You once said, your lyrics would become less personal and more observing. I think I succeeded in that. The only rule that I applied for myself was that I shouldn't sound emotional all the time. I even wanted to sound distant and cold. They aren't condescending observations, I keep singing about my life and my friends in a way. But my lyrics are now less emotional and through that more honest, I feel. There is something dual in that: you are prone to think that when a lyric is more emotional, it’s more honest. But that is not always the case. I could sit here and cry dramatically and that would come across as very emotional to you, but it wouldn't necessarily be sincere. I have tried to be less complicated this time. As a person, I feel less complicated and less dramatic now. This is an evolution I have undergone as a human being. I like to see myself as an evolving person, on an emotional level as well. I don't want to be the same dramatic person all my life. That would make things very boring, don't you think?

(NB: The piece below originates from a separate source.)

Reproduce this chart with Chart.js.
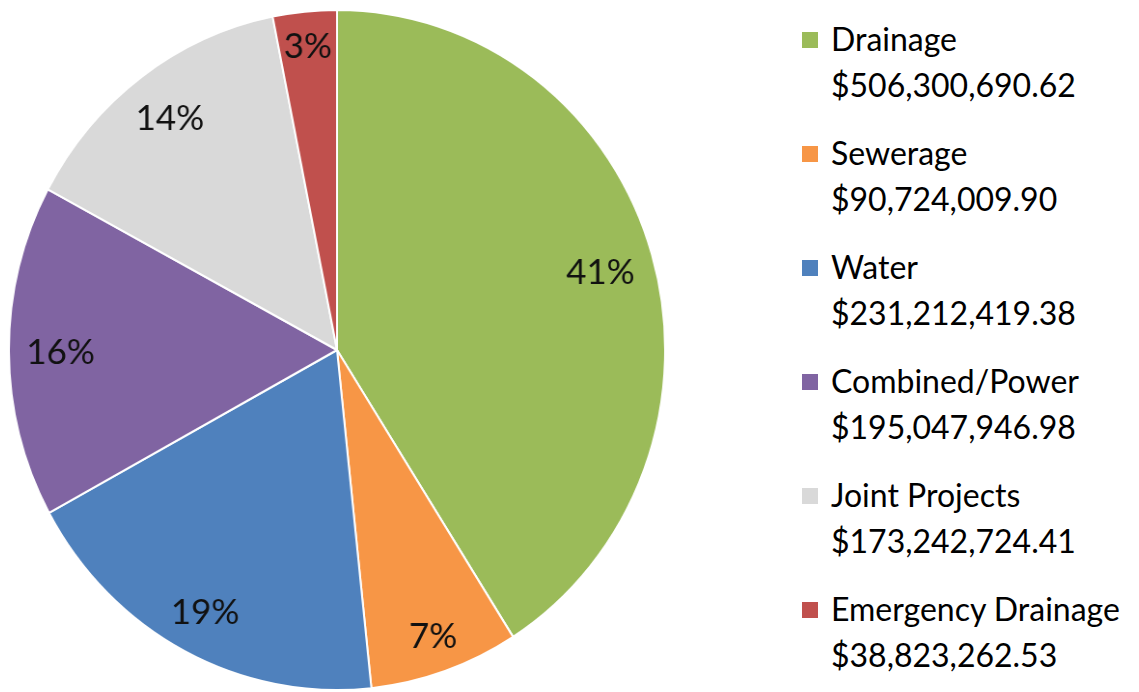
<!DOCTYPE html>
<html>
<head>
<meta charset="utf-8">
<script src="https://cdn.jsdelivr.net/npm/chart.js@4"></script>
<style>
    html, body {
        margin: 0;
        padding: 0;
        background: #fff;
        width: 1139px;
        height: 692px;
        overflow: hidden;
        font-family: Lato, "Open Sans", sans-serif;
    }
    #pieWrap {
        position: absolute;
        left: -4px;
        top: 9px;
        width: 682px;
        height: 682px;
        transform: scaleX(0.965);
        transform-origin: 50% 50%;
    }
    #legend {
        position: absolute;
        left: 802px;
        top: 16px;
    }
    .legend-item {
        position: relative;
        height: 114px;
        padding-left: 29px;
        font-size: 32px;
        line-height: 46px;
        color: #000;
        white-space: nowrap;
    }
    .legend-box {
        position: absolute;
        left: 0;
        top: 16px;
        width: 16px;
        height: 16px;
    }
</style>
</head>
<body>
<div id="pieWrap"><canvas id="pieChart" width="682" height="682"></canvas></div>
<div id="legend"></div>

<script>
// Chart data
const categories = ['Drainage', 'Sewerage', 'Water', 'Combined/Power', 'Joint Projects', 'Emergency Drainage'];
const amounts = [506300690.62, 90724009.90, 231212419.38, 195047946.98, 173242724.41, 38823262.53];
const amountLabels = ['$506,300,690.62', '$90,724,009.90', '$231,212,419.38', '$195,047,946.98', '$173,242,724.41', '$38,823,262.53'];
const sliceColors = ['#9BBB59', '#F79646', '#4F81BD', '#8064A2', '#D9D9D9', '#C0504D'];

// horizontal squash of the pie (reference is slightly oval)
const SQUASH = 0.965;

// Percent labels drawn inside the outer edge of each slice
const percentLabels = {
    id: 'percentLabels',
    afterDatasetsDraw(chart) {
        const ctx = chart.ctx;
        const meta = chart.getDatasetMeta(0);
        const total = amounts.reduce((a, b) => a + b, 0);
        ctx.save();
        ctx.font = '35px Lato, "Open Sans", sans-serif';
        ctx.fillStyle = '#111';
        ctx.textAlign = 'center';
        ctx.textBaseline = 'middle';
        meta.data.forEach((arc, i) => {
            const p = arc.getProps(['x', 'y', 'startAngle', 'endAngle', 'outerRadius'], true);
            const mid = (p.startAngle + p.endAngle) / 2;
            const text = Math.round(amounts[i] / total * 100) + '%';
            const w = ctx.measureText(text).width / SQUASH;
            const h = 25;
            const cx = Math.cos(mid), cy = Math.sin(mid);
            const d = p.outerRadius - 18 - (Math.abs(cx) * w / 2 + Math.abs(cy) * h / 2);
            ctx.save();
            ctx.translate(p.x + cx * d, p.y + cy * d);
            ctx.scale(1 / SQUASH, 1);
            ctx.fillText(text, 0, 2);
            ctx.restore();
        });
        ctx.restore();
    }
};

function initPieChart() {
    const pieCtx = document.getElementById('pieChart');
    if (!pieCtx) return;

    new Chart(pieCtx, {
        type: 'pie',
        data: {
            labels: categories,
            datasets: [{
                data: amounts,
                backgroundColor: sliceColors,
                borderColor: '#ffffff',
                borderWidth: 2
            }]
        },
        options: {
            responsive: false,
            animation: false,
            layout: { padding: 0 },
            plugins: {
                legend: { display: false },
                tooltip: { enabled: false }
            }
        },
        plugins: [percentLabels]
    });
}

// Legend on the right
function initLegend() {
    const legend = document.getElementById('legend');
    categories.forEach((name, i) => {
        const item = document.createElement('div');
        item.className = 'legend-item';
        item.innerHTML = `<span class="legend-box" style="background:${sliceColors[i]}"></span>${name}<br>${amountLabels[i]}`;
        legend.appendChild(item);
    });
}

initPieChart();
initLegend();
</script>
</body>
</html>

‘Crack in the Union Jack’ sounds like a political song, a kind of negative view of Britain that is going through difficult times even under Labour. If you use words like Union Jack in a lyric, it’s almost immediately regarded as a political song, eh? But it’s about feelings of human disillusion and about people who hide behind the wrong kind of nationalism. It is a negative song, but not against Labour. It's far too easy to say that Labour is making a mess of it just like the conservatives. Labour also makes mistakes, but I feel it's still better for our country that they are in power. That's not how I feel all the time though, it was more the reflection of a mood. See it as a negative snapshot of Great Britain.